Uma pergunta que faço para as empresas no caso destas infinitas análises e revisões é se não se confia no nível anterior, para que se tem o nível anterior? É tempo, dinheiro e pessoas sendo desperdiçadas. Então eu pergunto a mesma coisa para o Brasil e para o seu Judiciário: Para que ter 3 instâncias anteriores, se tudo precisará ser decidido pelo STF? Quanto tempo irá demorar para que eles analisem os recursos de 80 milhões de processos ano? Quantos prescreverão por causa disso? Quanto dinheiro será gasto? Quantos bandidos ficarão impunes?

Antes que vc discorde da última frase e pense: “E quanto aos inocentes que poderão ser condenados injustamente pelas instâncias anteriores?” Bom, segundo aos números oficiais menos de 0,02% (isso mesmo, “zero vírgula dois”) dos processos que passaram pela 2a instância são modificados no sentido de absolvição e mudanças drásticas de redução de pena, mais de 99% são mantidas ou alteradas apenas ajustando penas. Neste caso o desperdício se torna gigantesco julgar em até 4 instâncias 100% dos processos para se prender alguém, considerando os dados históricos.

Para completar o anti-ágil, os últimos números do STF mostram que de 1 a cada 5 processos que chegam ao STF prescrevem, atualmente um ministro pode ter mais de 6.000 processos por ano, ou seja, 1.200 prescrevem. Só no caso dos 6.000 processos/ano, um ministro precisará analisar 16 processos por dia, considerando que ele trabalhe todos os 365 dias do ano sem folga e descanso. Imagine se todos os 80 milhões sejam levados para o STF.

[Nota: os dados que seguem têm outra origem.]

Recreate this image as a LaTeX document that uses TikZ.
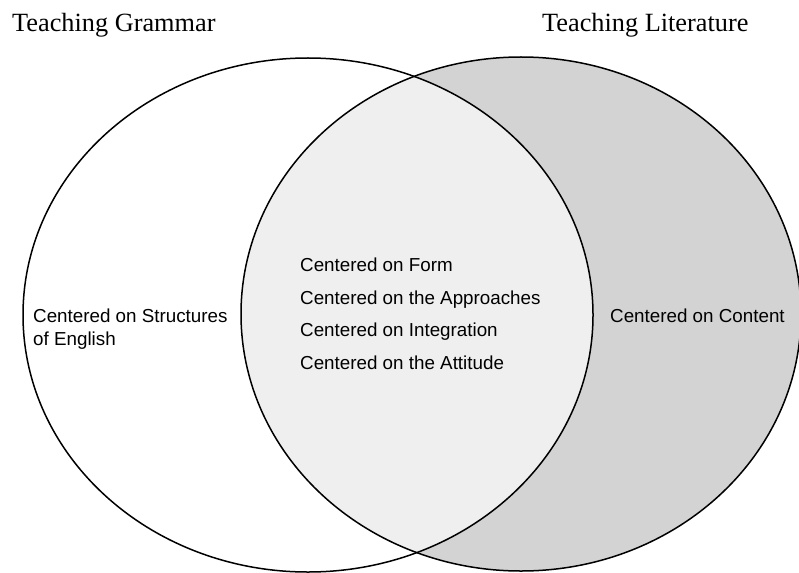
\documentclass[tikz,border=0pt]{standalone}
\usepackage{fontspec}
\setmainfont{Liberation Serif}
\newfontfamily\arialfont{Liberation Sans}
\usetikzlibrary{positioning}

\definecolor{litgrey}{RGB}{211,211,211}
\definecolor{bothgrey}{RGB}{239,239,239}

\tikzset{
 title/.style={anchor=base west, inner sep=0pt, font=\fontsize{26.3}{30}\selectfont},
 item/.style={anchor=base west, inner sep=0pt, align=left, font=\arialfont\fontsize{18.8}{22.5}\selectfont},
}

\begin{document}
\begin{tikzpicture}[x=1pt,y=-1pt]
\useasboundingbox (0,0) rectangle (799,572);

\fill[litgrey] (521,314) ellipse [x radius=280pt, y radius=257pt];
\begin{scope}
 \clip (308,315) ellipse [x radius=285pt, y radius=257pt];
 \fill[bothgrey] (521,314) ellipse [x radius=280pt, y radius=257pt];
\end{scope}
\draw[line width=1.5pt] (308,315) ellipse [x radius=285pt, y radius=257pt];
\draw[line width=1.5pt] (521,314) ellipse [x radius=280pt, y radius=257pt];

\node[title] (grammar) at (12,32) {Teaching Grammar};
\node[title] (literature) at (542,32) {Teaching Literature};

\node[item] (structures) at (33,345) {Centered on Structures\\of English};
\node[item] (content) at (610,322.7) {Centered on Content};

\foreach \t [count=\i] in {Form,the Approaches,Integration,the Attitude} {
 \node[item] (both\i) at (300,{271.7+32.5*(\i-1)}) {Centered on \t};
}
\end{tikzpicture}
\end{document}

O mundo está indo para a desoneração, para a descentralização, para a automatização, e especialmente considerando a escala dos serviços é natural que este seja o caminho, pois quanto mais centralização com escala e aumento de serviços mais gargalo, mais lentidão, mais falhas e maior será o número de não entregas e fracassos. No caso do STF maior seria o número de prescrições.

Caso o STF decida pela não condenação em segunda instância e afirmar que o trânsito em julgado deverá ser respeitado até que todas as instâncias e recursos sejam utilizados, nós teremos um retrocesso do judiciário brasileiro, indo contra o mundo e apostando na centralização e na geração imensa de gargalos no processo judiciário podendo chegar a quase 1 bilhão de análises processuais por ano, passando por diversos níveis, necessitando de centenas de pessoas e rasgando muito dinheiro, mau aproveitando pessoas e recursos, além é claro de causar instabilidade jurídica, sensação de impunidade e de falta de segurança para o cidadão.

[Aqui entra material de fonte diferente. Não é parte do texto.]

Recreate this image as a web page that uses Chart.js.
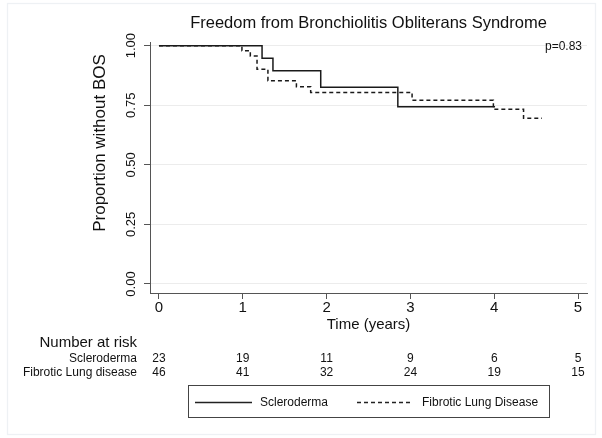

Espero que o STF opte pela Agilidade da instituição e não pelo sistema fracassado de centralização, burocratização e lentidão que leva ao fracasso de serviços.

Obs: Não sou advogado, bandido, promotor ou especialista jurídico, estou analisando apenas a agilidade de um sistema mais leve (com até 2 instâncias podendo condenar réus) e um sistema mais pesado (com até 4 instâncias que podem não condenar ninguém nunca, ou demorar demais para).